WHAT YOU SHOULD DO. Please print the lines between the one with "Clone this chart in Apache ECharts." and the one with "const xMin = years[0]", both ends included, exactly as written, with no pictures.

INFORMATION SHOWN.
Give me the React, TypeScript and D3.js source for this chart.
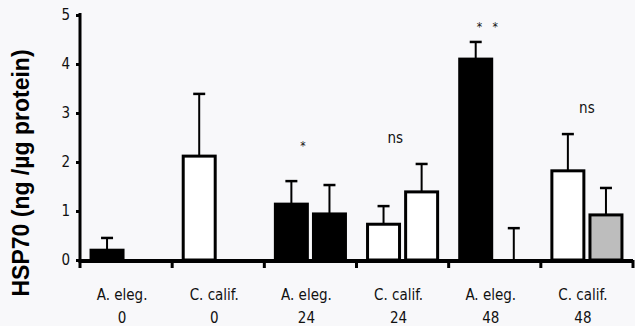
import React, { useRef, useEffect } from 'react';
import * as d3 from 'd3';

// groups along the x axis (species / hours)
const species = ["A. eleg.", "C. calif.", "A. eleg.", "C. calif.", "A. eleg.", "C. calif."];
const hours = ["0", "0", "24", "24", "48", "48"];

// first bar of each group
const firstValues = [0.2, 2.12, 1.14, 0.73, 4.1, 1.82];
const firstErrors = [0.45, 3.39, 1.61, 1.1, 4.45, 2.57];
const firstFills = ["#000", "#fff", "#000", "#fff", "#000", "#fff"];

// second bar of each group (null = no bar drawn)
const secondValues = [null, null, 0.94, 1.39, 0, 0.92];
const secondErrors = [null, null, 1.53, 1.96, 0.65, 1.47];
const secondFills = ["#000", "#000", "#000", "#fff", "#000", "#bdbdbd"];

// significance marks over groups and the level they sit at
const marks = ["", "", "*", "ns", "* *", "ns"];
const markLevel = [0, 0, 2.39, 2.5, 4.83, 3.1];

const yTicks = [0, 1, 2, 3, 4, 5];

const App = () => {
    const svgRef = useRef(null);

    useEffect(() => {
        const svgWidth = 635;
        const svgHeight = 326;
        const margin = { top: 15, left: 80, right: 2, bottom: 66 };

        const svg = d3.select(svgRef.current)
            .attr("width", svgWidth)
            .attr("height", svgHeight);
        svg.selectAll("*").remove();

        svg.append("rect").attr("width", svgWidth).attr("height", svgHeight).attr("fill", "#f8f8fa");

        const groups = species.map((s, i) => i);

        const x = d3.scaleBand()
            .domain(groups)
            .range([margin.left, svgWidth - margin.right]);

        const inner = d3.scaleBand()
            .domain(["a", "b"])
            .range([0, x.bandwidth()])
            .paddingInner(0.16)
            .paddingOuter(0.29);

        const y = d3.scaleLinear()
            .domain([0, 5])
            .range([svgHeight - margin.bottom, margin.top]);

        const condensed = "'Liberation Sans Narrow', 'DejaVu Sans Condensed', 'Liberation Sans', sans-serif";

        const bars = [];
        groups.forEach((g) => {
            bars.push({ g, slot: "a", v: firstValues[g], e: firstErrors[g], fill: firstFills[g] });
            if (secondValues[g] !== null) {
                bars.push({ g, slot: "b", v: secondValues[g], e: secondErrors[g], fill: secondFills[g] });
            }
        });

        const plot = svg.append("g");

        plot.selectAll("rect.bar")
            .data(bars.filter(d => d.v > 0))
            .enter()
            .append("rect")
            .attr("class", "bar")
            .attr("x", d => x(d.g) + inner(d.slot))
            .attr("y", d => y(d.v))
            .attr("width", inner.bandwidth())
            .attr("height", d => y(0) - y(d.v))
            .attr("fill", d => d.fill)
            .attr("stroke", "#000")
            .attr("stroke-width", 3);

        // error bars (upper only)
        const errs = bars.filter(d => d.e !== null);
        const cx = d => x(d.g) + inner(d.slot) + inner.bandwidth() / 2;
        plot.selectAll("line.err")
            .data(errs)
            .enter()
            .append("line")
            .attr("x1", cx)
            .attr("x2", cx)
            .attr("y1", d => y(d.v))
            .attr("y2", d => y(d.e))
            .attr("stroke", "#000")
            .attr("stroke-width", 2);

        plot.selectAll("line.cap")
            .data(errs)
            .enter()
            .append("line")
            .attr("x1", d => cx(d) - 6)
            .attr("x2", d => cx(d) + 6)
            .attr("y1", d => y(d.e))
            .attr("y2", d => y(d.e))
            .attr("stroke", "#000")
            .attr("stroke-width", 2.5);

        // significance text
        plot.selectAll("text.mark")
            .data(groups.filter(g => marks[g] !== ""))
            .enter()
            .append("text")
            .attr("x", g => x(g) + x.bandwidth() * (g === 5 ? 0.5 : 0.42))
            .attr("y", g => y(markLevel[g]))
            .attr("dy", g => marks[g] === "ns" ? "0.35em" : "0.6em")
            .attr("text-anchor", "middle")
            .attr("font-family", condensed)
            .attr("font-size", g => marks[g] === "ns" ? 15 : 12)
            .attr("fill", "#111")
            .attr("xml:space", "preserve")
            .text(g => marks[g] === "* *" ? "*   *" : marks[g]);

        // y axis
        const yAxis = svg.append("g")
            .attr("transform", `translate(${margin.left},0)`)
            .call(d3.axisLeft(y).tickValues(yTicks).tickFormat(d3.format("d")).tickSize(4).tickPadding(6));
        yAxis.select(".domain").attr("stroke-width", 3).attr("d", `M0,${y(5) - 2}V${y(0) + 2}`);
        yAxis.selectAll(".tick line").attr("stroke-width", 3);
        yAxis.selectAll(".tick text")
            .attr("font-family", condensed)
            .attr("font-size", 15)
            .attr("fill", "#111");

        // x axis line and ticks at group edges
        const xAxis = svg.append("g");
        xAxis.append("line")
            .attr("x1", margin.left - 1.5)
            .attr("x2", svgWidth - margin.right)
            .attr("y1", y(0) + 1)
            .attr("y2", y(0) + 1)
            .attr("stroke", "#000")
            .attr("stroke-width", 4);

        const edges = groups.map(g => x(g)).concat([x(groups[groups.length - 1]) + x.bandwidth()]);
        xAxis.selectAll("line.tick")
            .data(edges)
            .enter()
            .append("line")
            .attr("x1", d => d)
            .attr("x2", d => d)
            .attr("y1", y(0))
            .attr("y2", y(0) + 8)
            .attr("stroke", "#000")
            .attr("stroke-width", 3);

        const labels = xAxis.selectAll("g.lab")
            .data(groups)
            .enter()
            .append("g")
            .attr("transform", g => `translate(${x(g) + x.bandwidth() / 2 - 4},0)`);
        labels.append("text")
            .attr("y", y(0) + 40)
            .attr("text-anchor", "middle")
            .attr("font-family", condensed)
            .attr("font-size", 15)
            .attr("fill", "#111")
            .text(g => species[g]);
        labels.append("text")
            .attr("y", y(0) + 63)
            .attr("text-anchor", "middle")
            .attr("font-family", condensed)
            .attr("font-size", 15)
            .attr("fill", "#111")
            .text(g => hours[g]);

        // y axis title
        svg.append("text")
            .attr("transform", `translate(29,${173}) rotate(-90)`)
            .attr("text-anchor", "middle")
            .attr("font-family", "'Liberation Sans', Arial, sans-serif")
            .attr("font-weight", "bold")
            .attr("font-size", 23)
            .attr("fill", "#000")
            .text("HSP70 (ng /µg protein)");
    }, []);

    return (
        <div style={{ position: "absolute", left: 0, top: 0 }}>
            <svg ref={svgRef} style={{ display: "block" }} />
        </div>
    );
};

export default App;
* * *
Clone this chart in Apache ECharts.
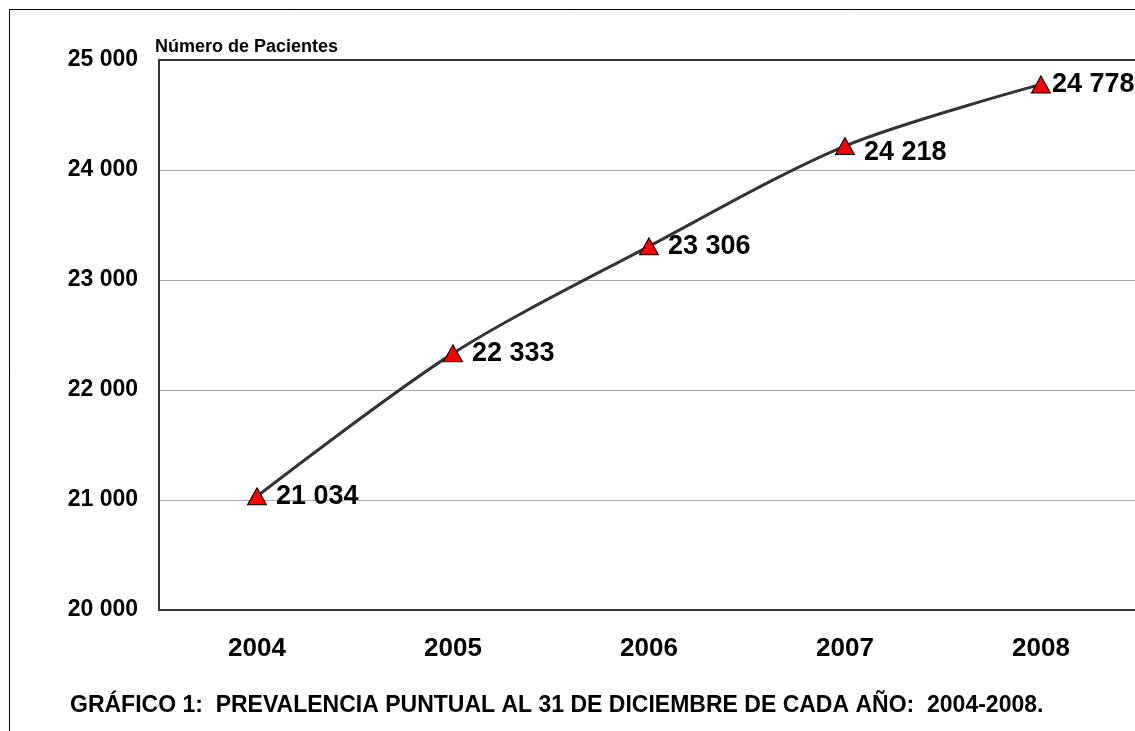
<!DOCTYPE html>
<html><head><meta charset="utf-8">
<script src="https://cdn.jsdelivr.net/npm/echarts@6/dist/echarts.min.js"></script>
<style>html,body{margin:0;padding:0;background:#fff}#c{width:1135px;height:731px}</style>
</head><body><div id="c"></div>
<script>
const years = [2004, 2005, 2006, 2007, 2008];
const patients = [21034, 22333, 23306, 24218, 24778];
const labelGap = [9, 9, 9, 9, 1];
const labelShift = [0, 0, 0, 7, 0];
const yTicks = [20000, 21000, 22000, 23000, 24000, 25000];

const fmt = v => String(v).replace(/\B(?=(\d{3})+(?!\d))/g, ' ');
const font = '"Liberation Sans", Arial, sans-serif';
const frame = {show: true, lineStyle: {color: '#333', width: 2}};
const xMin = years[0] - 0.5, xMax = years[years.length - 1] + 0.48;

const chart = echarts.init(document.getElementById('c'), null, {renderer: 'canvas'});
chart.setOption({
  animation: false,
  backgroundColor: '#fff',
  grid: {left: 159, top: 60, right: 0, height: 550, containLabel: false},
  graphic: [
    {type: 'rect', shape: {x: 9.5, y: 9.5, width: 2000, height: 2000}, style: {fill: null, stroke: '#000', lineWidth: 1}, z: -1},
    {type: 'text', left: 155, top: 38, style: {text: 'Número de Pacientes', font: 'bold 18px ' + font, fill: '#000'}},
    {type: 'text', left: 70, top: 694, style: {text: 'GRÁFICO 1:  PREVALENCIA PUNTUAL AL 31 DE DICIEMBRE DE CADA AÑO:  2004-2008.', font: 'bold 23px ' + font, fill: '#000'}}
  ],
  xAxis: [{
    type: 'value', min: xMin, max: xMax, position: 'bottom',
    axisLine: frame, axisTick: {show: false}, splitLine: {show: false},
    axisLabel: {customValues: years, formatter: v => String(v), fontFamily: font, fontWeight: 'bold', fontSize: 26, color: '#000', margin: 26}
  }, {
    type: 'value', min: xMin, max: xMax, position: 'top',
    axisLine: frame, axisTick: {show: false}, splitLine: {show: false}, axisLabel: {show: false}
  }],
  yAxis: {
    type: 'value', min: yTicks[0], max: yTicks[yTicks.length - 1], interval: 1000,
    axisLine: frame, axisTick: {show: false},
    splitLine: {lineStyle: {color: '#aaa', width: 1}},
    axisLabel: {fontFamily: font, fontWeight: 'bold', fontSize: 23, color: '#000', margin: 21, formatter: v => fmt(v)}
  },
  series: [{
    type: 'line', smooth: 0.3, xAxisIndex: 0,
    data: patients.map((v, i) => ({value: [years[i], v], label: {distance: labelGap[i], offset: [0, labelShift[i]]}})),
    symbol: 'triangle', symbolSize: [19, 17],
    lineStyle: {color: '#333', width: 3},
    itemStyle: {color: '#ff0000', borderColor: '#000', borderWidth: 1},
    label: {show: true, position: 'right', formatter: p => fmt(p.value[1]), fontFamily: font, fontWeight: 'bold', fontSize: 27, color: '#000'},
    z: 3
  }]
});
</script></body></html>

TASK RESPONSE.
Clone this chart in Apache ECharts.
<!DOCTYPE html>
<html><head><meta charset="utf-8">
<script src="https://cdn.jsdelivr.net/npm/echarts@6/dist/echarts.min.js"></script>
<style>html,body{margin:0;padding:0;background:#fff}#c{width:1135px;height:731px}</style>
</head><body><div id="c"></div>
<script>
const years = [2004, 2005, 2006, 2007, 2008];
const patients = [21034, 22333, 23306, 24218, 24778];
const labelGap = [9, 9, 9, 9, 1];
const labelShift = [0, 0, 0, 7, 0];
const yTicks = [20000, 21000, 22000, 23000, 24000, 25000];

const fmt = v => String(v).replace(/\B(?=(\d{3})+(?!\d))/g, ' ');
const font = '"Liberation Sans", Arial, sans-serif';
const frame = {show: true, lineStyle: {color: '#333', width: 2}};
const xMin = years[0] - 0.5, xMax = years[years.length - 1] + 0.48;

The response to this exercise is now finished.